To date all realized MDI QKD systems have relied on attenuated laser pulses assisted by the decoy state analysis to exchange qubits and generate a secure key [XM05]. This has the advantage that inexpensive and reliable off the shelf components can be used, however, the decoy state analysis results in a rather large post-processing overhead. Moreover, for typical values of the security parameter the bound that the decoy state analysis provides is only statistically significant for very large raw key data sets. If the acquisition time is limited, e.g. duration of a satellite fly-over, then the decoy state analysis will not yield secure keys with enough statistical weight. In this case pure single-photon sources are more practical. It is in principle possible to generate pure single-photons at room-temperature from a heralded source with multiplexing [MGP17]. This approach is, however, only practical if it can be developed in a compact integrated platform. Otherwise single emitter based sources are the most obvious choices for generating pure-single photons. In this category, quantum dot based sources are particularly interesting because they are solid-state based and thus (in principle) easily packaged and integrated [KDJ15, AWE17]. In addition the emission wavelengths can be tuned (either during growth or actively during operation) [PS17, JJB18] and the few GHz bandwidth is well suited for fast QKD systems including the detectors. One caveat for quantum dots is that photons emitted from different sources are not completely indistinguishable due to spectral jitter. In the worst case this can be overcome with filtering to the lifetime limited spectral linewidth. As a note, colour centres in diamond are interesting alternatives for single-emitter sources that could offer room T operation [SW18].
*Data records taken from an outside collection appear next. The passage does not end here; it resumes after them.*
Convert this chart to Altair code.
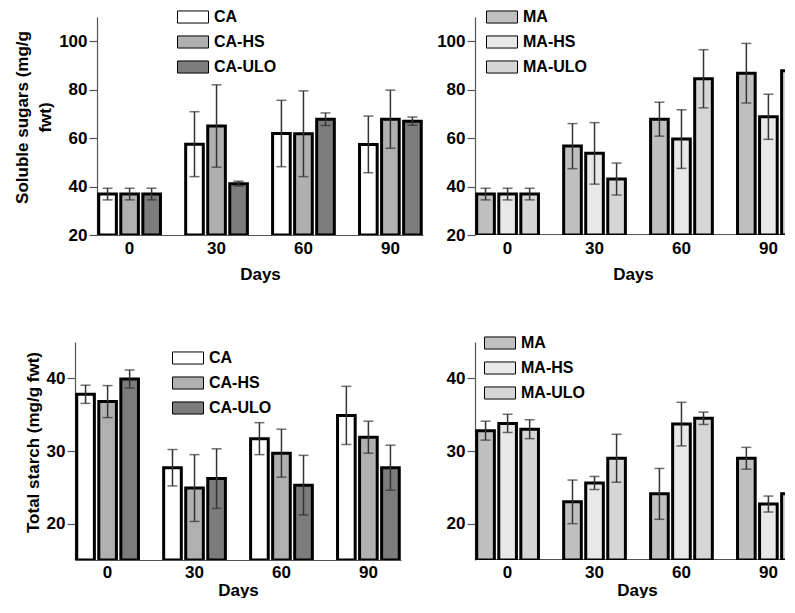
import altair as alt
import pandas as pd

days = ["0", "30", "60", "90"]
ca_groups = ["CA", "CA-HS", "CA-ULO"]
ma_groups = ["MA", "MA-HS", "MA-ULO"]
ca_colors = ["#ffffff", "#b0b0b0", "#7c7c7c"]
ma_colors = ["#c0c0c0", "#e8e8e8", "#d6d6d6"]

# Soluble sugars (mg/g fwt): means and errors, per group, days 0/30/60/90
sugar_ca_mean = {"CA": [36.9, 57.5, 61.9, 57.4], "CA-HS": [36.9, 65.0, 61.8, 67.8], "CA-ULO": [36.9, 41.2, 67.8, 67.0]}
sugar_ca_err = {"CA": [2.4, 13.4, 13.7, 11.7], "CA-HS": [2.4, 17.0, 17.7, 12.0], "CA-ULO": [2.4, 1.0, 2.6, 1.7]}
sugar_ma_mean = {"MA": [36.9, 56.7, 67.8, 86.8], "MA-HS": [36.9, 53.7, 59.6, 68.8], "MA-ULO": [36.9, 43.1, 84.5, 87.8]}
sugar_ma_err = {"MA": [2.4, 9.3, 7.0, 12.3], "MA-HS": [2.4, 12.7, 12.1, 9.3], "MA-ULO": [2.4, 6.6, 12.0, 12.5]}

# Total starch (mg/g fwt)
starch_ca_mean = {"CA": [37.8, 27.7, 31.7, 34.9], "CA-HS": [36.8, 24.9, 29.7, 31.9], "CA-ULO": [39.9, 26.2, 25.3, 27.7]}
starch_ca_err = {"CA": [1.25, 2.5, 2.2, 4.0], "CA-HS": [2.2, 4.6, 3.3, 2.2], "CA-ULO": [1.25, 4.1, 4.1, 3.1]}
starch_ma_mean = {"MA": [32.8, 23.0, 24.1, 29.0], "MA-HS": [33.8, 25.6, 33.7, 22.7], "MA-ULO": [33.0, 29.0, 34.5, 24.1]}
starch_ma_err = {"MA": [1.3, 3.0, 3.5, 1.5], "MA-HS": [1.25, 0.9, 3.0, 1.1], "MA-ULO": [1.3, 3.3, 0.85, 3.3]}

FONT = "Liberation Sans"
ERR = "#333333"
AXC = "#555555"
RECT = "M-1,-0.39H1V0.39H-1Z"
BAND = 326
RIGHT_W = 313


def make_df(groups, means, errs):
    rows = []
    for g in groups:
        for d, m, e in zip(days, means[g], errs[g]):
            rows.append({"day": d, "group": g, "mean": m, "lo": m - e, "hi": m + e})
    return pd.DataFrame(rows)


def panel(df, groups, colors, ydomain, yvals, ytitle, lx, ly, width, height,
          shift=0, xdomain=True, tline=None, ty=None, xlabpad=5, xtitlepad=10, daysx=None):
    xaxis_kw = dict(title="Days", labelAngle=0, ticks=False, domain=xdomain,
                    domainColor=AXC, domainWidth=1.2, labelPadding=xlabpad, titlePadding=xtitlepad)
    if daysx is not None:
        xaxis_kw["titleX"] = daysx
    xenc = alt.X("day:N", sort=days,
                 scale=alt.Scale(paddingInner=0.29, paddingOuter=0.02, range=[shift, shift + BAND]),
                 axis=alt.Axis(**xaxis_kw))
    xo = alt.XOffset("group:N", sort=groups, scale=alt.Scale(paddingInner=0.2, paddingOuter=0))
    yaxis_kw = dict(values=yvals, grid=False, domain=True, ticks=True, tickSize=8,
                    domainColor=AXC, tickColor=AXC, domainWidth=1.2, tickWidth=1.2,
                    labelPadding=2, titlePadding=4)
    if shift:
        yaxis_kw["offset"] = -shift
    if ytitle is None:
        yaxis_kw["title"] = None
    else:
        yaxis_kw["title"] = ytitle
        if tline is not None:
            yaxis_kw["titleLineHeight"] = tline
        if ty is not None:
            yaxis_kw["titleY"] = ty
    yax = alt.Axis(**yaxis_kw)
    ysc = alt.Scale(domain=ydomain, nice=False, zero=False)
    layers = []
    if not xdomain:
        layers.append(alt.Chart(df).mark_rule(color=AXC, strokeWidth=1.2, clip=True).encode(
            y=alt.Y(datum=ydomain[0], scale=ysc, axis=yax)))
    bars = alt.Chart(df).mark_bar(stroke="black", strokeWidth=3, clip=True).encode(
        x=xenc, xOffset=xo,
        y=alt.Y("mean:Q", scale=ysc, axis=yax),
        y2=alt.datum(ydomain[0]),
        fill=alt.Fill("group:N", sort=groups, scale=alt.Scale(domain=groups, range=colors),
                      legend=alt.Legend(title=None, orient="none", legendX=lx, legendY=ly,
                                        symbolType=RECT, symbolSize=961,
                                        symbolStrokeColor="black", symbolStrokeWidth=1,
                                        labelFont=FONT, labelFontSize=16, labelFontWeight="bold",
                                        labelColor="black", labelOffset=5, rowPadding=0,
                                        padding=0, symbolOpacity=1)),
    )
    rules = alt.Chart(df).mark_rule(color=ERR, strokeWidth=1.5, clip=True).encode(
        x=xenc, xOffset=xo, y=alt.Y("lo:Q", scale=ysc, axis=yax), y2="hi:Q")
    lo = alt.Chart(df).mark_tick(color=ERR, size=10, thickness=1.5, clip=True).encode(
        x=xenc, xOffset=xo, y=alt.Y("lo:Q", scale=ysc, axis=yax))
    hi = alt.Chart(df).mark_tick(color=ERR, size=10, thickness=1.5, clip=True).encode(
        x=xenc, xOffset=xo, y=alt.Y("hi:Q", scale=ysc, axis=yax))
    layers += [bars, rules, lo, hi]
    return alt.layer(*layers).properties(width=width, height=height)


tl = panel(make_df(ca_groups, sugar_ca_mean, sugar_ca_err), ca_groups, ca_colors,
           [20, 110], [20, 40, 60, 80, 100], ["Soluble sugars (mg/g", "fwt)"], 102, -16,
           BAND + 22, 218, shift=22, tline=23, ty=100)
bl = panel(make_df(ca_groups, starch_ca_mean, starch_ca_err), ca_groups, ca_colors,
           [15, 45], [20, 30, 40], "Total starch (mg/g fwt)", 97, 0, BAND, 218,
           ty=100, xlabpad=4, xtitlepad=2)
tr = panel(make_df(ma_groups, sugar_ma_mean, sugar_ma_err), ma_groups, ma_colors,
           [20, 110], [20, 40, 60, 80, 100], None, 11, -16, RIGHT_W, 218,
           xdomain=False, daysx=158)
br = panel(make_df(ma_groups, starch_ma_mean, starch_ma_err), ma_groups, ma_colors,
           [15, 45], [20, 30, 40], None, 9, -15, RIGHT_W, 218,
           xdomain=False, xlabpad=4, xtitlepad=2, daysx=162)

RES = dict(x="independent", y="independent", fill="independent", xOffset="independent")
left_col = alt.vconcat(tl, bl, spacing=107, bounds="flush").resolve_scale(**RES)
right_col = alt.vconcat(tr, br, spacing=107, bounds="flush").resolve_scale(**RES)

chart = alt.hconcat(left_col, right_col, spacing=13).resolve_scale(**RES).properties(
    padding={"left": 5, "top": -7, "right": -16, "bottom": 0}
).configure_view(stroke=None).configure_axis(
    labelFont=FONT, labelFontSize=17, labelFontWeight="bold", labelColor="black",
    titleFont=FONT, titleFontSize=17, titleFontWeight="bold", titleColor="black",
)

chart.save("out.html", embed_options={"renderer": "svg", "actions": False})
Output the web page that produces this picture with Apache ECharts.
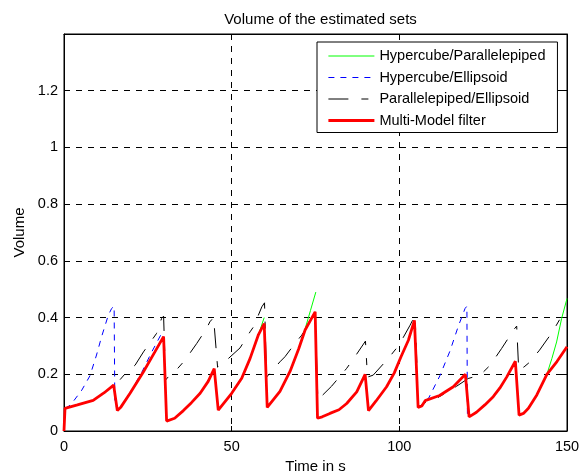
<!DOCTYPE html>
<html><head><meta charset="utf-8">
<script src="https://cdn.jsdelivr.net/npm/echarts@6/dist/echarts.min.js"></script>
<style>html,body{margin:0;padding:0;background:#fff}#c{width:580px;height:472px}</style>
</head><body><div id="c"></div>
<script>
// ---- data (time in s, volume) ----
const seriesNames = ['Hypercube/Parallelepiped', 'Hypercube/Ellipsoid', 'Parallelepiped/Ellipsoid', 'Multi-Model filter'];
const xTicks = [0, 50, 100, 150];
const yTicks = [0, 0.2, 0.4, 0.6, 0.8, 1, 1.2];

const tGreen = [55.5, 58, 59.7, null, 68.4, 70, 71.9, 73.5, 75.1, null, 141, 144, 145.5, 146.9, 148.4, 150];
const vGreen = [0.256, 0.34, 0.4, null, 0.238, 0.29, 0.36, 0.425, 0.49, null, 0.127, 0.2, 0.256, 0.314, 0.397, 0.467];

const tBlue = [0.3, 1.5, 2.3, 5.3, 7.75, 9.7, 11.2, 13.2, 14.2, 14.95, 15.15, 15.9, 17, 19.7, 23.2, 26, 29.1, 29.7, 30.6, null,
  105.6, 106.7, 107.7, 108.7, 112.1, 115.1, 117.6, 119.6, 120.15, 120.3, 120.8];
const vBlue = [0.08, 0.088, 0.097, 0.144, 0.195, 0.268, 0.332, 0.408, 0.432, 0.44, 0.105, 0.075, 0.088, 0.135, 0.207, 0.275, 0.344, 0.335, 0.035, null,
  0.083, 0.088, 0.107, 0.115, 0.195, 0.282, 0.37, 0.432, 0.44, 0.05, 0.05];

const tBlack = [0, 0.3, 8.7, 12, 14.8, 16.2, 19.2, 21.2, 23.7, 27.6, 29.1, 29.7, 30.3, 31.1, 32.6, 36.1, 39.6, 42.5, 43.5, 44.6, 45.8,
  48.5, 52.5, 55.5, 56.5, 59, 59.8, 60.4, 64.4, 65.9, 68.9, 70.9, 72, 74.9, 75.7, 79.8, 82.8, 84.3, 87.1, 89.9, 90.5, 92.2, 96.7,
  99.7, 100.7, 103.2, 104.7, 105.1, 105.7, 107.7, 111.1, 117.1, 120.5, 124.1, 127.1, 130.5, 133.2, 134.3, 135, 135.6, 137.2, 138.8,
  141.8, 145.7, 148, 149, 150];
const vBlack = [0, 0.08, 0.108, 0.135, 0.162, 0.174, 0.215, 0.232, 0.279, 0.344, 0.397, 0.405, 0.18, 0.191, 0.203, 0.25, 0.309, 0.361, 0.385, 0.4, 0.225,
  0.25, 0.293, 0.35, 0.367, 0.438, 0.452, 0.19, 0.244, 0.262, 0.309, 0.338, 0.36, 0.42, 0.11, 0.158, 0.2, 0.221, 0.268, 0.317, 0.19, 0.197, 0.256,
  0.3, 0.32, 0.373, 0.408, 0.415, 0.085, 0.1, 0.115, 0.158, 0.185, 0.197, 0.232, 0.291, 0.34, 0.36, 0.37, 0.215, 0.226, 0.242,
  0.285, 0.35, 0.397, 0.408, 0.42];

const tRed = [0, 0.3, 4, 8.7, 12, 14.8, 15.9, 17, 19.7, 23.7, 27.1, 29.7, 30.6, 33, 35.6, 38, 40.6, 43, 44.8, 46, 50, 53, 55.5, 58, 59.7,
  60.6, 64.4, 67.4, 70, 71.9, 74.9, 75.6, 77, 79.3, 82, 84.3, 87.3, 89.8, 90.8, 93, 96.2, 98.5, 100.5, 102.7, 104.5, 105.6, 106.7, 107.7,
  112, 116.1, 119.7, 120.8, 123, 125.5, 128, 130, 132, 134.6, 135.7, 137, 138.5, 141, 144, 147, 150];
const vRed = [0, 0.08, 0.092, 0.108, 0.135, 0.162, 0.072, 0.085, 0.133, 0.209, 0.279, 0.333, 0.035, 0.045, 0.072, 0.1, 0.133, 0.175, 0.22, 0.074, 0.133, 0.186, 0.256, 0.34, 0.379,
  0.083, 0.14, 0.21, 0.29, 0.356, 0.42, 0.045, 0.05, 0.062, 0.075, 0.097, 0.138, 0.2, 0.072, 0.105, 0.156, 0.205, 0.262, 0.32, 0.39, 0.083, 0.088, 0.107,
  0.125, 0.156, 0.2, 0.05, 0.066, 0.092, 0.121, 0.152, 0.19, 0.246, 0.056, 0.062, 0.08, 0.127, 0.2, 0.245, 0.297];

function pairs(ts, vs) { return ts.map((t, i) => (t === null || vs[i] === null) ? [NaN, NaN] : [t, vs[i]]); }

const FONT = "'Liberation Sans', Arial, Helvetica, sans-serif";
const chart = echarts.init(document.getElementById('c'), null, {renderer: 'canvas'});
const gridDash = {color: '#000', width: 1, type: [6, 6]};
const styles = [
  {color: '#00ff00', width: 1, type: 'solid'},
  {color: '#0000ff', width: 1, type: [6, 6]},
  {color: '#000000', width: 1, type: [20, 13, 7, 13]},
  {color: '#ff0000', width: 2.8, type: 'solid'}
];
const tData = [tGreen, tBlue, tBlack, tRed];
const vData = [vGreen, vBlue, vBlack, vRed];

const option = {
  animation: false,
  backgroundColor: '#fff',
  textStyle: {fontFamily: FONT, color: '#000'},
  title: {
    text: 'Volume of the estimated sets',
    left: 315.5, top: 7, textAlign: 'center',
    textStyle: {fontFamily: FONT, fontSize: 15, fontWeight: 'normal', color: '#000'}
  },
  grid: {left: 64, right: 13, top: 34, bottom: 41, show: true, borderColor: '#000', borderWidth: 1,
    backgroundColor: 'transparent', containLabel: false, outerBoundsMode: 'none'},
  legend: {
    data: seriesNames,
    orient: 'vertical',
    left: 317, top: 42,
    itemWidth: 46, itemHeight: 17, itemGap: 6.5,
    padding: [6.5, 12, 4.5, 10],
    borderColor: '#000', borderWidth: 1, backgroundColor: '#fff',
    itemStyle: {opacity: 0},
    lineStyle: {width: 'inherit', color: 'inherit', type: 'inherit'},
    textStyle: {fontFamily: FONT, fontSize: 14.5, color: '#000'},
    selectedMode: false
  },
  xAxis: [{
    type: 'value', min: xTicks[0], max: xTicks[xTicks.length - 1], interval: 50,
    name: 'Time in s', nameLocation: 'middle', nameGap: 24,
    nameTextStyle: {fontFamily: FONT, fontSize: 15, color: '#000'},
    axisLine: {show: true, onZero: false, lineStyle: {color: '#000', width: 1}},
    axisTick: {show: true, inside: true, length: 5, lineStyle: {color: '#000'}},
    axisLabel: {fontFamily: FONT, fontSize: 14.5, color: '#000', margin: 8},
    splitLine: {show: true, lineStyle: gridDash}
  }, {
    type: 'value', position: 'top', min: 0, max: 150, interval: 50,
    axisLine: {show: true, onZero: false, lineStyle: {color: '#000'}},
    axisTick: {show: true, inside: true, length: 5, lineStyle: {color: '#000'}},
    axisLabel: {show: false}, splitLine: {show: false}
  }],
  yAxis: [{
    type: 'value', min: 0, max: 1.4, interval: 0.2,
    name: 'Volume', nameLocation: 'middle', nameGap: 36, nameRotate: 90,
    nameTextStyle: {fontFamily: FONT, fontSize: 15, color: '#000'},
    axisLine: {show: true, onZero: false, lineStyle: {color: '#000', width: 1}},
    axisTick: {show: true, inside: true, length: 5, lineStyle: {color: '#000'}},
    axisLabel: {fontFamily: FONT, fontSize: 14.5, color: '#000', margin: 6,
      formatter: v => (yTicks.some(t => Math.abs(t - v) < 1e-6) ? String(Math.round(v * 10) / 10) : '')},
    splitLine: {show: true, lineStyle: gridDash}
  }, {
    type: 'value', position: 'right', min: 0, max: 1.4, interval: 0.2,
    axisLine: {show: true, onZero: false, lineStyle: {color: '#000'}},
    axisTick: {show: true, inside: true, length: 5, lineStyle: {color: '#000'}},
    axisLabel: {show: false}, splitLine: {show: false}
  }],
  series: seriesNames.map((n, i) => ({
    name: n, type: 'line', data: pairs(tData[i], vData[i]), symbol: 'none', connectNulls: false,
    lineStyle: styles[i], itemStyle: {color: styles[i].color}, silent: true, z: 2 + i
  }))
};
chart.setOption(option);
</script></body></html>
In the QCloudLab we are developing a quantum dot based MDI-QKD system in collaboration with the National Research Council of Canada for the fabrication of quantum dots. The NRC quantum dots are based on a InAsP layer embedded in InP nanowires. These quantum dots have shown very large collection efficiencies [GB14] and are currently being integrated with waveguide structures to produce single-photon emitters that could easily be transported and installed in a cryostat. Currently the optimal emission wavelength is at around 900 nm, i.e. not well suited for neither free space or fibre long-distance transmission. Thus, a proof-of-principle demonstration over shorter fibres is a first step. In parallel, quantum dot emission around 1300 nm (telecom O-band) [SH18] will be further studied with the aim of improving the collection efficiency. Finally, we will collaborate on efforts to perform frequency conversion in commercial waveguide-based non-linear crystals [AD18].